What would E.F.Schumacher make of the world were he alive today? He would doubtless be deeply alarmed at the way the use of fossil fuels had escalated since he wrote Small is Beautiful in 1973. He would also be dismayed that the developing world had so enthusiastically embraced ‘western’ economic models rather than carving out their own sustainable approach.

But one development would, I think, surprise but also delight him: the rise of new digital technologies.

Although Schumacher is probably best known now for his environmental arguments, Small is Beautiful is equally concerned with the promotion of a world where small scale enterprise based on affordable technologies allows creativity and autonomy to flourish. It is often forgotten that Schumacher believed strongly in private property and markets. His main worry was that these practices ceased to serve a useful purpose when businesses grew so large that they lost sight of their true purpose and simply became profit generation machines that treated humans as commodities.

Schumacher seemed to believe that the West had gone too far down the corporate road to change. Instead, he concentrated all of his efforts in his final years on persuading the developing world to adopt smaller scale, affordable technologies that would allow millions of small businesses to flourish.

However, the place where this spirit really caught on was not the back streets of Delhi or the rice fields of Burma but in the garages and workshops of California. It was there that a movement emerged that aimed to create a new computer technology that could be used by everyone in their own homes and businesses. As I explain in my book, Small is Powerful, the early pioneers who founded this movement were deeply inspired by a desire to challenge companies like IBM that had developed computer systems so expensive and complex that only corporations and governments could afford and use them.

Schumacher died only four years after his masterpiece was published, so he never got to see even the early stages of how digital technologies would change our world. But I think he would have been amazed and excited at how home computing and then the internet has put creative and entrepreneurial  power in the hands of millions that once belonged solely to large corporations.

He would see it as a vindication of his views on the need for affordable, human scale technology that the number of small firms has grown so enormously since the 1970s.  I think he would be excited by the way millions can now give free rein to their creativity through on-line platforms like YouTube, Twitter and Facebook.  He would also be gratified that a new type of economy was growing up around the internet based on peer-to-peer exchange and sharing much of which is done for free rather than material gain.

E.F.Schumacher could never be accused of complacency however. He would doubtless be looking to challenge the way technology firms themselves had become the vast, manipulative corporations those early pioneers had wanted to destroy.

I’m sure he would also be exploring how the full potential of digital technologies could be used to address inequality and poverty.
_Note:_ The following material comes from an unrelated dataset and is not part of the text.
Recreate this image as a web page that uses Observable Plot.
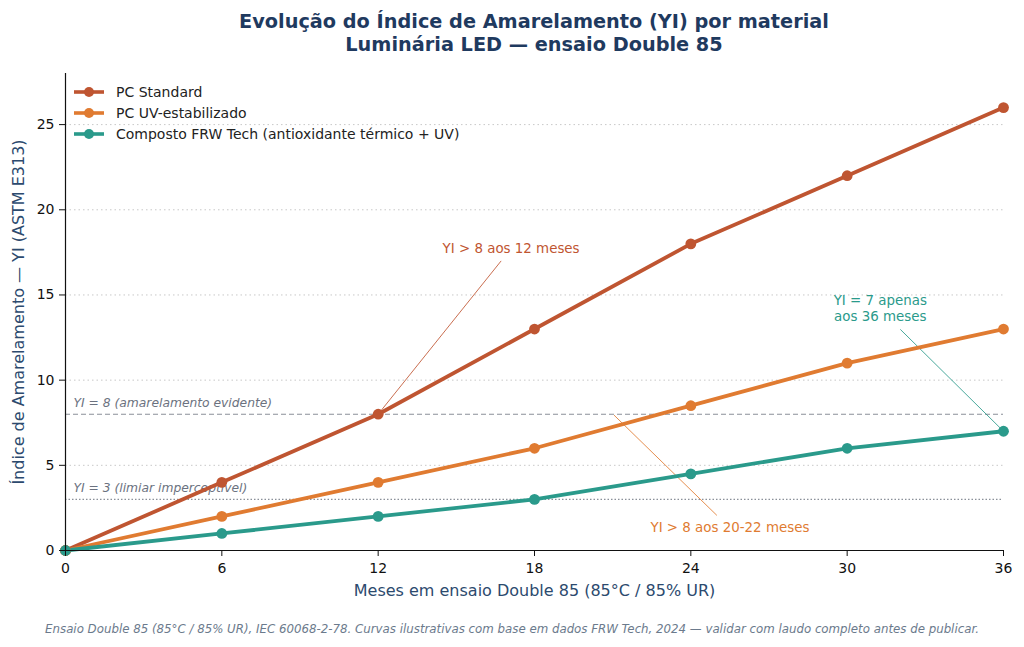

What stands in the way, he might ask, of extending to other countries and sectors the mobile phone revolution in Kenya and Tanzania that has empowered small farmers.
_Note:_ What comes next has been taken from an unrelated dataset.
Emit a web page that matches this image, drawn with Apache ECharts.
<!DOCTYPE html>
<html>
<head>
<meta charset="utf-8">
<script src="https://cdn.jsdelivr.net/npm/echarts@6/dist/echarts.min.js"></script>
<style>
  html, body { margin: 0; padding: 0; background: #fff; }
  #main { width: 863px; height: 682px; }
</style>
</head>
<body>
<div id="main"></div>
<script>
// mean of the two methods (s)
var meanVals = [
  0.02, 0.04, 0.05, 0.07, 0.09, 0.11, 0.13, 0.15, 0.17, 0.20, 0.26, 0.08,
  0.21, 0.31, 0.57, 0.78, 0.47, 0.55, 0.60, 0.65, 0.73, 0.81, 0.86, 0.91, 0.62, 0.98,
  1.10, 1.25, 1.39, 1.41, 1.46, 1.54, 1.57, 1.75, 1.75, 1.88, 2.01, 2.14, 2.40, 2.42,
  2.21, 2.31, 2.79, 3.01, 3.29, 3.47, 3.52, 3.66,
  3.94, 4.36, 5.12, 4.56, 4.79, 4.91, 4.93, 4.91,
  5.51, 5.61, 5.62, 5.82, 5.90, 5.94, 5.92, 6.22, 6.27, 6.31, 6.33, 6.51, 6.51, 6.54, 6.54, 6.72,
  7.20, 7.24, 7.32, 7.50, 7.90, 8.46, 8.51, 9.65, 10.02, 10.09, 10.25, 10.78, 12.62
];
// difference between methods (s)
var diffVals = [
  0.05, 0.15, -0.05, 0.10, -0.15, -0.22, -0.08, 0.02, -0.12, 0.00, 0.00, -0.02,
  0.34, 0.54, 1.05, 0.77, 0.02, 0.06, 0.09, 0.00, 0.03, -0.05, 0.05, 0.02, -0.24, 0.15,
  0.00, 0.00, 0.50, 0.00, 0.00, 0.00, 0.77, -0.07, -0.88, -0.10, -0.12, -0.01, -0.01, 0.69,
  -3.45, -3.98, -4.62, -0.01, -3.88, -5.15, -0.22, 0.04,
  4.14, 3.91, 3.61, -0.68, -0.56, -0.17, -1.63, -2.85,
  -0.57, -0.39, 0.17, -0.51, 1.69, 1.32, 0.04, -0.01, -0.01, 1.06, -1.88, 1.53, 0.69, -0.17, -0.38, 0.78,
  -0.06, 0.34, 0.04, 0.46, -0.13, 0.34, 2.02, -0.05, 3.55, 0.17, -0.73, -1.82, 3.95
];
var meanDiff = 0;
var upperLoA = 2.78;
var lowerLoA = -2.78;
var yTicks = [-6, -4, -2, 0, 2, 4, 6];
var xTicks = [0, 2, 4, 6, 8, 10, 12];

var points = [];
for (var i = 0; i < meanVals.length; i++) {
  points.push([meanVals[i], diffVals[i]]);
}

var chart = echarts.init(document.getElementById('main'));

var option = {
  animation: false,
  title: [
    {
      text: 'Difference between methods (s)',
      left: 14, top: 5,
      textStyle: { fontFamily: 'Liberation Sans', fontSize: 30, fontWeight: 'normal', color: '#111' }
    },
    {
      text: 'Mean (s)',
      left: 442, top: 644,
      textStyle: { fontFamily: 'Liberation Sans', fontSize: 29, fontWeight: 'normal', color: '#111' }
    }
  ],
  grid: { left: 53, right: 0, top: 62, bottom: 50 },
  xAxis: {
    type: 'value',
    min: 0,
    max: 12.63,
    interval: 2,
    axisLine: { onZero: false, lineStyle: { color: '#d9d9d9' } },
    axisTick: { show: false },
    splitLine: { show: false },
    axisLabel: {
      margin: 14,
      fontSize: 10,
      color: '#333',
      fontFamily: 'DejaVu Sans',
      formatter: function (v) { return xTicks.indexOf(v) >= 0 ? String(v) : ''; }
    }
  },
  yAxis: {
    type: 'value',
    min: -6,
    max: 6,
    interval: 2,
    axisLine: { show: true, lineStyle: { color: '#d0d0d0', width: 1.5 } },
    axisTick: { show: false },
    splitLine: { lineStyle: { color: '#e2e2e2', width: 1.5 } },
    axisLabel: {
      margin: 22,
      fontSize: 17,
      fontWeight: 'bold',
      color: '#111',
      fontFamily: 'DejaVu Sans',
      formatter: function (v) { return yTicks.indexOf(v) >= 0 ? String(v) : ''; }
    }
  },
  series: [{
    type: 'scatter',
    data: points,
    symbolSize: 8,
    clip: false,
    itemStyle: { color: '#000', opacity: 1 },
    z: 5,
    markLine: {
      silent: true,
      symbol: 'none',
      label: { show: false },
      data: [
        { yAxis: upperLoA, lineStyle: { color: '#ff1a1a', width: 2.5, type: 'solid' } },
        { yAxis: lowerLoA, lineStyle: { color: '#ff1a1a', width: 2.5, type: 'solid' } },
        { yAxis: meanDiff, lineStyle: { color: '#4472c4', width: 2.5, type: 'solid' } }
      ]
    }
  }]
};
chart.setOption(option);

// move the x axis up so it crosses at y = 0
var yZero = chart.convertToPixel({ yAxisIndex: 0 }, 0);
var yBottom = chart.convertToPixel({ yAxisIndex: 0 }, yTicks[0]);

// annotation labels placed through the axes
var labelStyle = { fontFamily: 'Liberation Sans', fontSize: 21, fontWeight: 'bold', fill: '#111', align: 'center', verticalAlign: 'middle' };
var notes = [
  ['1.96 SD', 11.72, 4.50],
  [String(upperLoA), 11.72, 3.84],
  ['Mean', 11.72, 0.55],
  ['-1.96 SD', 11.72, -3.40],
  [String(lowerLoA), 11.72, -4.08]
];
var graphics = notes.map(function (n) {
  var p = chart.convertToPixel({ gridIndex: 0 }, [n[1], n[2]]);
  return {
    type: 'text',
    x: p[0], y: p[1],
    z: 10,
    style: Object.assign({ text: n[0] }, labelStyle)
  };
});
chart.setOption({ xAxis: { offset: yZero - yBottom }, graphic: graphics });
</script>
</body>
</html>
He would be impatient also for the development of the ‘internet of things’ which looks set to challenge and decentralise a whole new range of sectors dominated by big firms including the energy market.

In short, Fritz Schumacher would see our world as one where both the threats and the opportunities to address those threats have expanded exponentially since the 1970s. This would be a source of great frustration to him but as a determined optimist I think he would also regard it as a great source of hope.